I've unfortunately worked in similar environments more than once, and in general my revenge is kicking ass at my job while everyone else is shoe shopping. Eventually good things occur as the result of my ass busting and i get sent somewhere with more money and better duties because when others quit working then everything you do looks like very lucrative rocket science -- meanwhile the lazy ones languish where they started. and that's ok with me. If the LW believes that the Olga situation is in fact a pervasive pattern of random rewards and other such b.s. (meaning applying to multiple employees) then she probably needs a new job. But if not, she simply needs to get interested in her own job.

Such situations have really served me well so far. While my old department imploded and people sued each other, I cranked out 5-10X the proposals that anyone else did and closed about the same number of prospects -- cha-ching! While my coworkers were being jackasses and taking up lots of management energy, I stopped asking for permission and instead starting handing in work that was for all practical purposes done. No effort on their part, tons of independence on mine, and lots of money. Cha-ching! When my coworkers stopped speaking to each other, turning my area into an emotional wasteland, I chatted relentlessly with anyone I actually needed anything out of, took them to lunch, and distanced myself from the stupidity. Cha-ching! I doubled my salary, juggled three internal options, and got an insanely nice promotion/move. I'd suggest it to anyone. In fact, I'd go further and say that chaos and discord is as good or better than a cohesive working unit when it comes to compensation.

Practical steps to dealing with such people include sneaky tactics to make stupidity painful (anonymous hang-up calls when she's nattering at people standing in her office, cutting power to her monitor when she's doing frivolous stuff and whining about it, occasionally setting her up to be needed when she's off not doing her job, etc.), minimizing the relationship of her jobs to yours when possible, getting headphones or whatever (most people get concerned about noise FAST when faced with the prospect of listening to rush limbaugh from your cube all day), scheduling your day so it doesn't coincide much with hers, etc.

(P.S. for optimal ass kicking, make friends with management. also, figure out what makes olga an attractive employee and emulate that portion of her work practices. oh, and stand your passive-aggressive ass up and ask her to pipe down the next time she's loudly snarking next to you.)

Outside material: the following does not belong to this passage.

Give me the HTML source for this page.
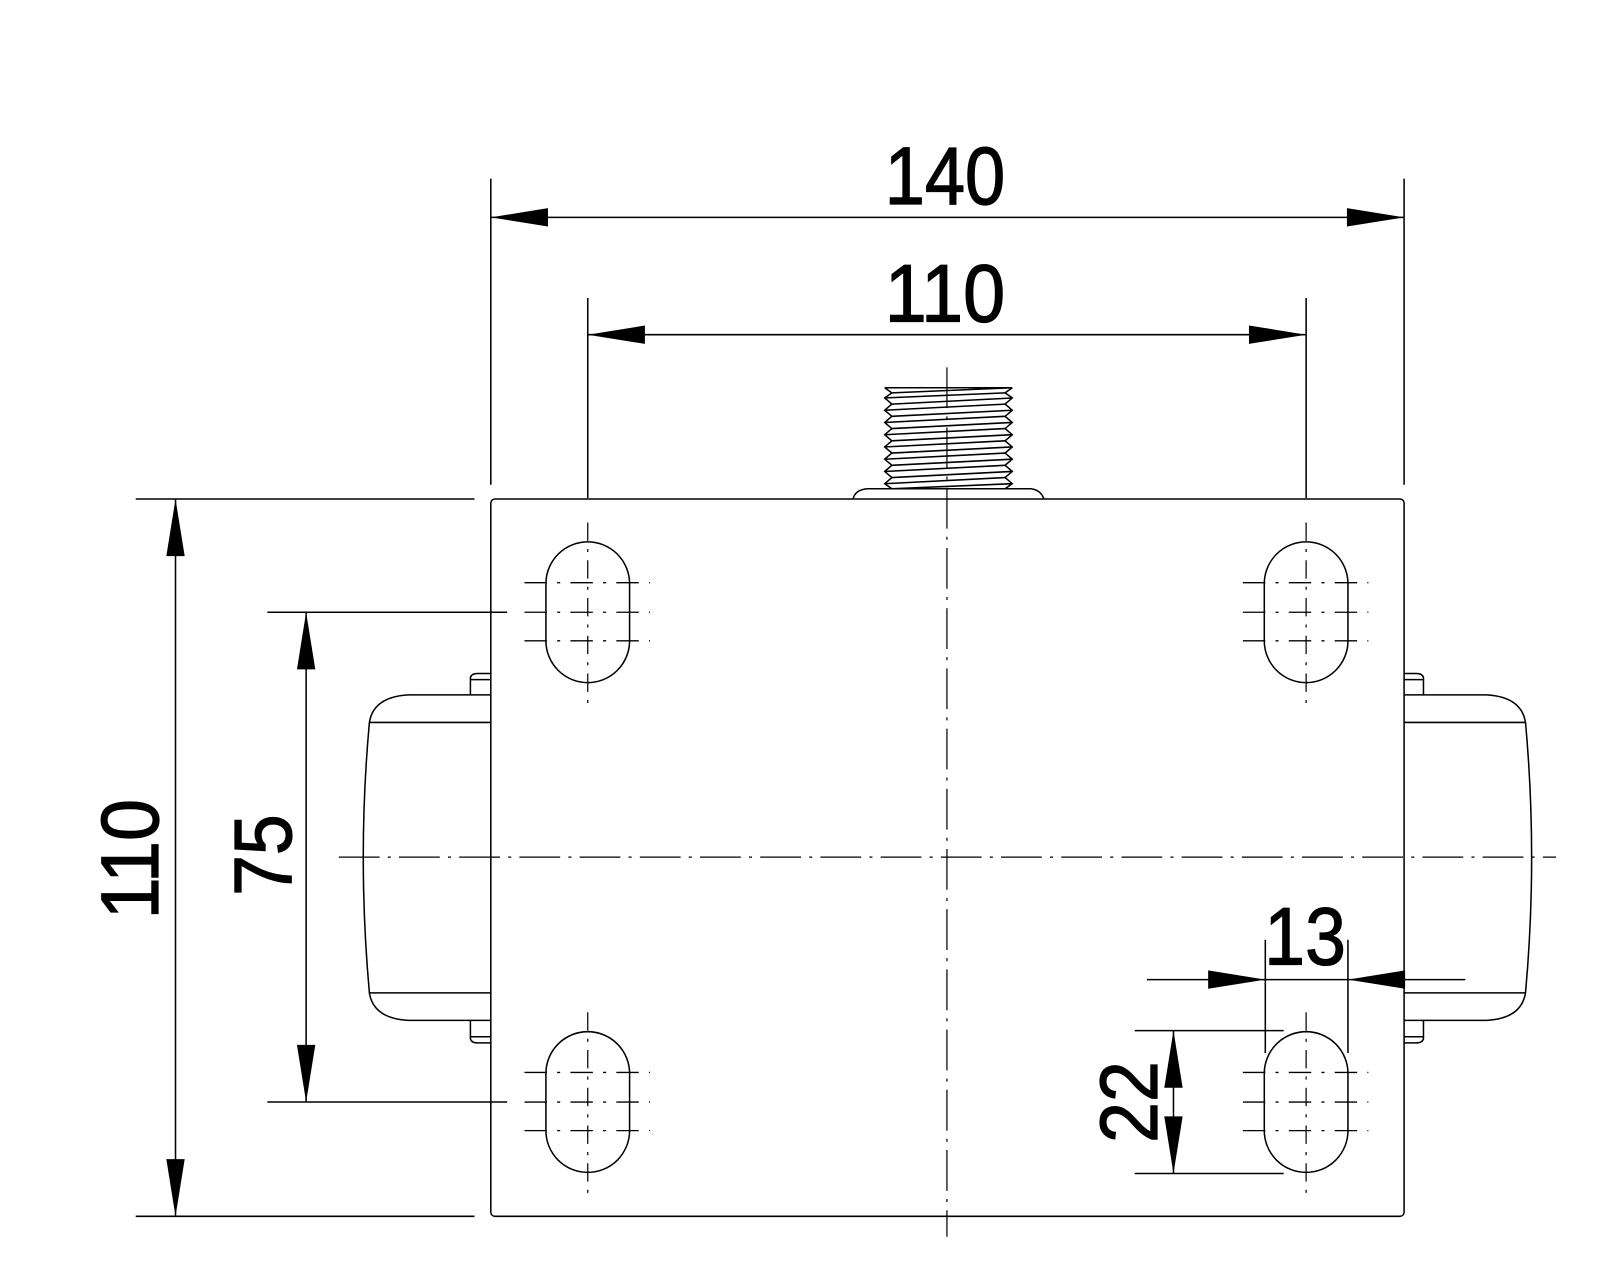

Monday, April 17, 2006 08:45 AM
Original article: Country boy

Thanks for nothing, Salon!

Did the editors at Salon make a concerted decision to bash red staters today? I ask, because I subscribe to Salon in order to read informed, logical commentary, rather than the aggressive claptrap that seems to be a staple of media these days. But aggressive claptrap toward a stereotype of the red state world view is exactly what I'm getting today.

There's a letter to Cary Tennis today in which a woman considers changing the guardianship of her children based on her sister's fiance being a gun owning Bush lover. And we have Ms. Burleigh's wierd article on her son's being indoctrinated in a small, rural school. Both of which reek of elitist, narrow thinking. No doubt we all know some latte-sipping, snobby elitist blue staters and we all know some "fergit, hell" single-toothed red-staters -- but writing articles perpetuating those stereotypes is wrong, and it's no less wrong for being directed at people whose political or religious opinions you don't hold. Furthermore, it's divisive.

Is this the best we can do? I sincerely doubt it. And as a liberal raised and living in a red state, I take offense to both.